-- START OF DATA EXTRACT --

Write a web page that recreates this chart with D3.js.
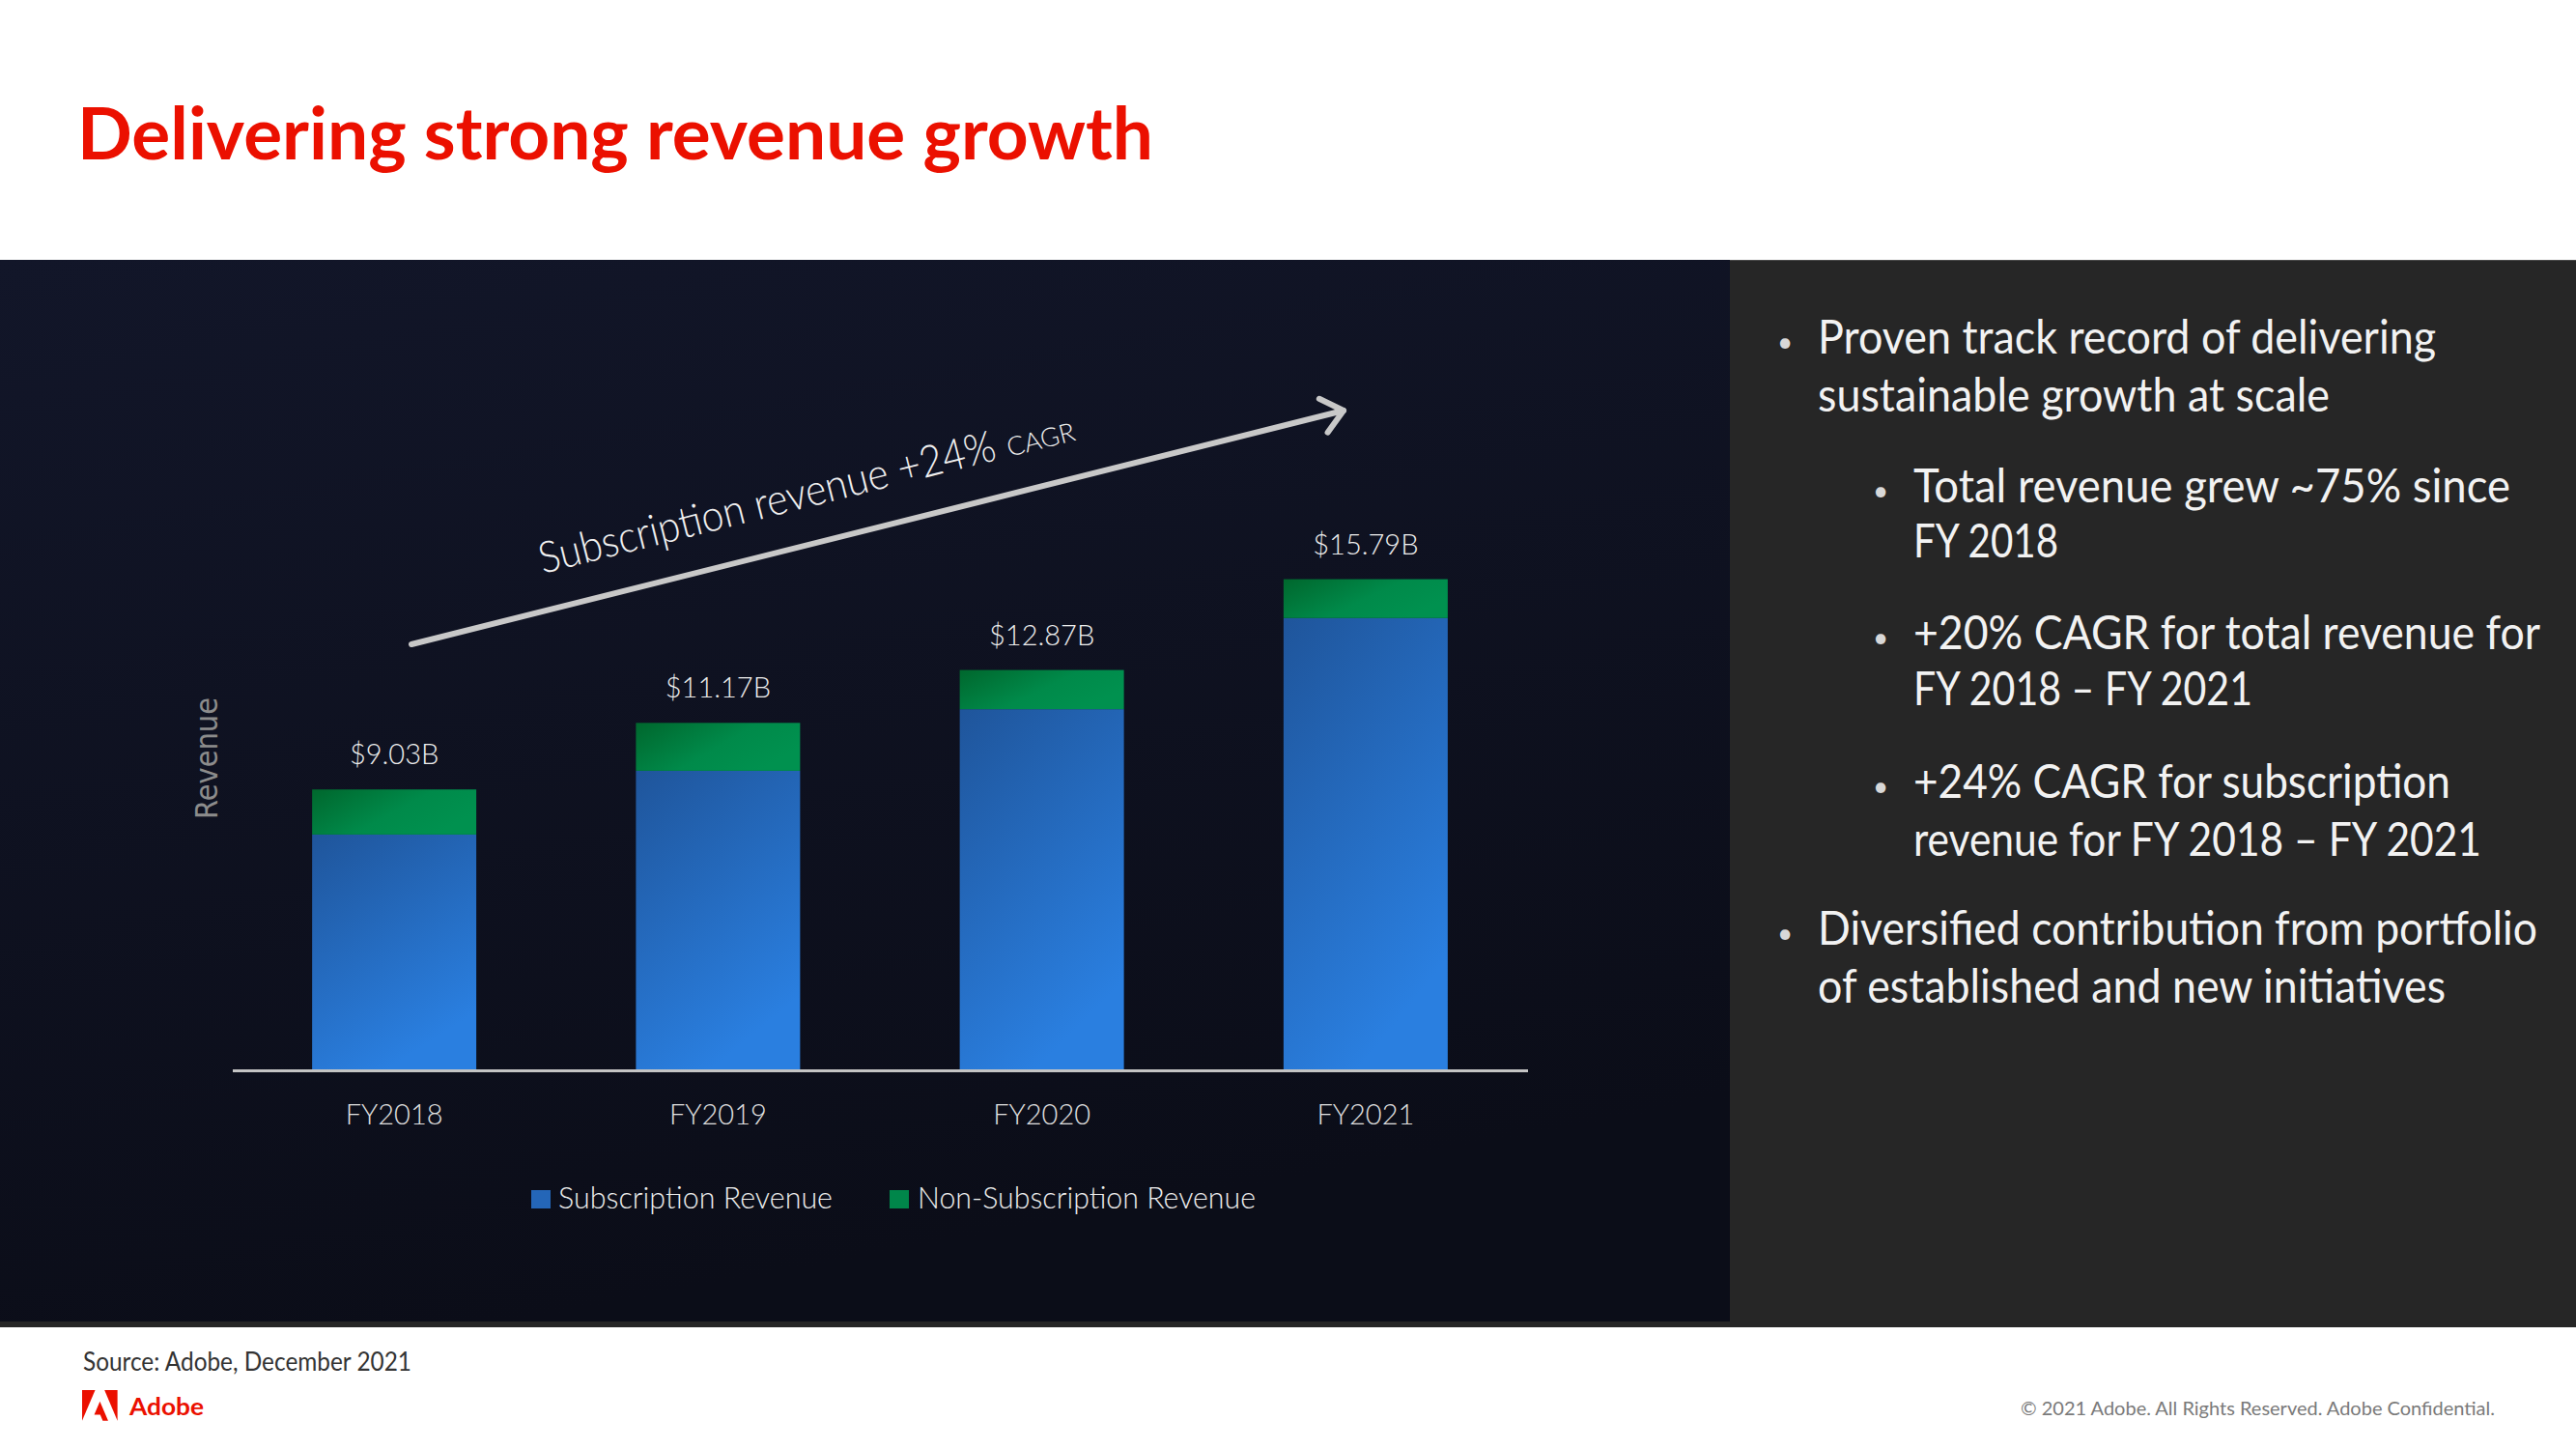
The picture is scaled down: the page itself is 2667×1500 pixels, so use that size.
<!DOCTYPE html>
<html><head><meta charset="utf-8">
<script src="https://cdn.jsdelivr.net/npm/d3@7"></script>
<style>html,body{margin:0;padding:0;background:#fff;overflow:hidden;} svg{display:block;}</style>
</head><body>
<svg id="chart" width="2667" height="1500"></svg>
<script>
// ---------- data ----------
const categories = ["FY2018", "FY2019", "FY2020", "FY2021"];
const subscription = [7.58, 9.63, 11.61, 14.54];
const nonSubscription = [1.45, 1.54, 1.26, 1.25];
const totalLabels = ["$9.03B", "$11.17B", "$12.87B", "$15.79B"];
const seriesNames = ["Subscription Revenue", "Non-Subscription Revenue"];
const seriesKeys = ["sub", "non"];
const titleText = "Delivering strong revenue growth";
const axisTitle = "Revenue";
const annotationMain = "Subscription revenue +24%";
const annotationSmall = "CAGR";
const bulletLines = [
  {level: 0, text: "Proven track record of delivering", cont: false, w: 640},
  {level: 0, text: "sustainable growth at scale", cont: true, w: 530},
  {level: 1, text: "Total revenue grew ~75% since", cont: false, w: 618},
  {level: 1, text: "FY 2018", cont: true, w: 150},
  {level: 1, text: "+20% CAGR for total revenue for", cont: false, w: 649},
  {level: 1, text: "FY 2018 – FY 2021", cont: true, w: 351},
  {level: 1, text: "+24% CAGR for subscription", cont: false, w: 556},
  {level: 1, text: "revenue for FY 2018 – FY 2021", cont: true, w: 588},
  {level: 0, text: "Diversified contribution from portfolio", cont: false, w: 745},
  {level: 0, text: "of established and new initiatives", cont: true, w: 650}
];
const bulletBaselines = [366, 426, 520, 577, 672, 730, 826, 886, 978, 1038];
const sourceText = "Source: Adobe, December 2021";
const copyrightText = "© 2021 Adobe. All Rights Reserved. Adobe Confidential.";

// ---------- layout ----------
const W = 2667, H = 1500;
const FONT = "Lato, 'Open Sans', sans-serif";
const svg = d3.select("#chart");
const defs = svg.append("defs");

// backgrounds
svg.append("rect").attr("x", 0).attr("y", 0).attr("width", W).attr("height", H).attr("fill", "#ffffff");
svg.append("rect").attr("x", 0).attr("y", 269).attr("width", W).attr("height", 1374 - 269).attr("fill", "#262626");
svg.append("line").attr("x1", 1791).attr("x2", W).attr("y1", 269.5).attr("y2", 269.5).attr("stroke", "#4a4a4a").attr("stroke-width", 1);
const bgGrad = defs.append("linearGradient").attr("id", "bgGrad").attr("x1", 0).attr("y1", 0).attr("x2", 0.3).attr("y2", 1);
bgGrad.append("stop").attr("offset", 0).attr("stop-color", "#121629");
bgGrad.append("stop").attr("offset", 1).attr("stop-color", "#0b0d18");
svg.append("rect").attr("x", 0).attr("y", 269).attr("width", 1791).attr("height", 1368 - 269).attr("fill", "url(#bgGrad)");

// gradients for bars
const gSub = defs.append("linearGradient").attr("id", "gradSub").attr("x1", 0).attr("y1", 0).attr("x2", 0.45).attr("y2", 1);
gSub.append("stop").attr("offset", 0).attr("stop-color", "#1f559b");
gSub.append("stop").attr("offset", 1).attr("stop-color", "#2a7fe0");
const gNon = defs.append("linearGradient").attr("id", "gradNon").attr("x1", 0).attr("y1", 0).attr("x2", 1).attr("y2", 0.5);
gNon.append("stop").attr("offset", 0).attr("stop-color", "#00672d");
gNon.append("stop").attr("offset", 0.6).attr("stop-color", "#008a4a");
gNon.append("stop").attr("offset", 1).attr("stop-color", "#00914f");
const fills = {sub: "url(#gradSub)", non: "url(#gradNon)"};
const legendFills = {sub: "#2466b8", non: "#00864a"};

// title
svg.append("text").attr("x", 80).attr("y", 165)
  .attr("font-family", FONT).attr("font-weight", 700).attr("font-size", 74)
  .attr("fill", "#eb1000").attr("textLength", 1114).attr("lengthAdjust", "spacingAndGlyphs")
  .text(titleText);

// scales
const baseY = 1108;
const x = d3.scaleBand().domain(categories).range([240.5, 1581.5]).paddingInner(0.493).paddingOuter(0.2465);
const y = d3.scaleLinear().domain([0, 16]).range([baseY, baseY - 16 * 32.2]);

const table = categories.map((c, i) => ({cat: c, sub: subscription[i], non: nonSubscription[i], label: totalLabels[i]}));
const stacked = d3.stack().keys(seriesKeys)(table);

const gBars = svg.append("g");
stacked.forEach(layer => {
  gBars.selectAll(null).data(layer).enter().append("rect")
    .attr("x", d => x(d.data.cat))
    .attr("y", d => y(d[1]))
    .attr("width", x.bandwidth())
    .attr("height", d => y(d[0]) - y(d[1]))
    .attr("fill", fills[layer.key]);
});

// total labels
svg.append("g").selectAll("text").data(table).enter().append("text")
  .attr("x", d => x(d.cat) + x.bandwidth() / 2)
  .attr("y", d => y(d.sub + d.non) - 26)
  .attr("text-anchor", "middle")
  .attr("font-family", FONT).attr("font-weight", 300).attr("font-size", 29).attr("fill", "#eeeeee")
  .text(d => d.label);

// x axis
const gx = svg.append("g").attr("transform", `translate(0,${baseY})`)
  .call(d3.axisBottom(x).tickSize(0).tickSizeOuter(0));
gx.select(".domain").attr("stroke", "#c4c4c4").attr("stroke-width", 3);
gx.selectAll(".tick text").attr("y", 56).attr("dy", 0)
  .attr("font-family", FONT).attr("font-weight", 300).attr("font-size", 29).attr("fill", "#e0e0e0");

// y axis title
svg.append("text")
  .attr("transform", "translate(225,785) rotate(-90)")
  .attr("text-anchor", "middle")
  .attr("font-family", "'DejaVu Sans', sans-serif").attr("font-size", 32).attr("fill", "#8c8c8c")
  .attr("textLength", 126).attr("lengthAdjust", "spacingAndGlyphs")
  .text(axisTitle);

// annotation arrow
const aS = [426, 667], aE = [1391, 425];
svg.append("line").attr("x1", aS[0]).attr("y1", aS[1]).attr("x2", aE[0]).attr("y2", aE[1])
  .attr("stroke", "#c8c8c8").attr("stroke-width", 6).attr("stroke-linecap", "round");
const ang = Math.atan2(aS[1] - aE[1], aS[0] - aE[0]);
const armLen = 28, spread = 40 * Math.PI / 180;
const p1 = [aE[0] + armLen * Math.cos(ang - spread), aE[1] + armLen * Math.sin(ang - spread)];
const p2 = [aE[0] + armLen * Math.cos(ang + spread), aE[1] + armLen * Math.sin(ang + spread)];
svg.append("path").attr("d", `M${p1[0]},${p1[1]}L${aE[0]},${aE[1]}L${p2[0]},${p2[1]}`)
  .attr("fill", "none").attr("stroke", "#c8c8c8").attr("stroke-width", 6)
  .attr("stroke-linecap", "round").attr("stroke-linejoin", "round");
const rotRad = Math.atan2(aE[1] - aS[1], aE[0] - aS[0]);
const rotDeg = rotRad * 180 / Math.PI;
const annStart = [562, 594], annLen = 486, annGap = 12;
svg.append("text").attr("transform", `translate(${annStart[0]},${annStart[1]}) rotate(${rotDeg})`)
  .attr("font-family", FONT).attr("font-weight", 300).attr("fill", "#f0f0f0")
  .attr("font-size", 45).attr("textLength", annLen).attr("lengthAdjust", "spacingAndGlyphs")
  .text(annotationMain);
const cx = annStart[0] + (annLen + annGap) * Math.cos(rotRad);
const cy = annStart[1] + (annLen + annGap) * Math.sin(rotRad);
svg.append("text").attr("transform", `translate(${cx},${cy}) rotate(${rotDeg})`)
  .attr("font-family", FONT).attr("font-weight", 300).attr("fill", "#f0f0f0")
  .attr("font-size", 27).text(annotationSmall);

// legend
const legendItems = [
  {key: "sub", name: seriesNames[0], sx: 550, tx: 578, w: 284},
  {key: "non", name: seriesNames[1], sx: 921, tx: 950, w: 350}
];
const gl = svg.append("g");
legendItems.forEach(it => {
  gl.append("rect").attr("x", it.sx).attr("y", 1232).attr("width", 20).attr("height", 19).attr("fill", legendFills[it.key]);
  gl.append("text").attr("x", it.tx).attr("y", 1251)
    .attr("font-family", FONT).attr("font-weight", 300).attr("font-size", 31).attr("fill", "#eeeeee")
    .attr("textLength", it.w).attr("lengthAdjust", "spacingAndGlyphs").text(it.name);
});

// right panel bullets
const gt = svg.append("g").attr("font-family", FONT).attr("fill", "#f2f2f2");
bulletLines.forEach((b, i) => {
  const tx = b.level === 0 ? 1882 : 1981;
  const dx = b.level === 0 ? 1848 : 1947;
  if (!b.cont) {
    gt.append("text").attr("x", dx).attr("y", bulletBaselines[i] - 2).attr("text-anchor", "middle")
      .attr("font-size", 28).attr("fill", "#d8d8d8").text("•");
  }
  gt.append("text").attr("x", tx).attr("y", bulletBaselines[i])
    .attr("font-size", 48).attr("textLength", b.w).attr("lengthAdjust", "spacingAndGlyphs")
    .text(b.text);
});

// footer
svg.append("text").attr("x", 86).attr("y", 1419)
  .attr("font-family", FONT).attr("font-size", 27).attr("fill", "#333333")
  .attr("textLength", 340).attr("lengthAdjust", "spacingAndGlyphs").text(sourceText);
const logo = svg.append("g").attr("transform", "translate(85,1439) scale(1.22)").attr("fill", "#eb1000");
logo.append("polygon").attr("points", "19,0 30,0 30,26");
logo.append("polygon").attr("points", "11.1,0 0,0 0,26");
logo.append("polygon").attr("points", "15.1,9.6 22.1,26 17.5,26 15.4,20.8 10.3,20.8");
svg.append("text").attr("x", 134).attr("y", 1465)
  .attr("font-family", FONT).attr("font-weight", 700).attr("font-size", 25).attr("fill", "#eb1000")
  .attr("textLength", 77).attr("lengthAdjust", "spacingAndGlyphs").text("Adobe");
svg.append("text").attr("x", 2583).attr("y", 1465).attr("text-anchor", "end")
  .attr("font-family", FONT).attr("font-size", 19).attr("fill", "#7a7a7a")
  .attr("textLength", 491).attr("lengthAdjust", "spacingAndGlyphs").text(copyrightText);
</script>
</body></html>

-- END OF DATA EXTRACT --

_SHORT TASK_: From the data, pick out every line that includes "page".

_SOLUTION TO THE PROBLEM_:
Write a web page that recreates this chart with D3.js.
The picture is scaled down: the page itself is 2667×1500 pixels, so use that size.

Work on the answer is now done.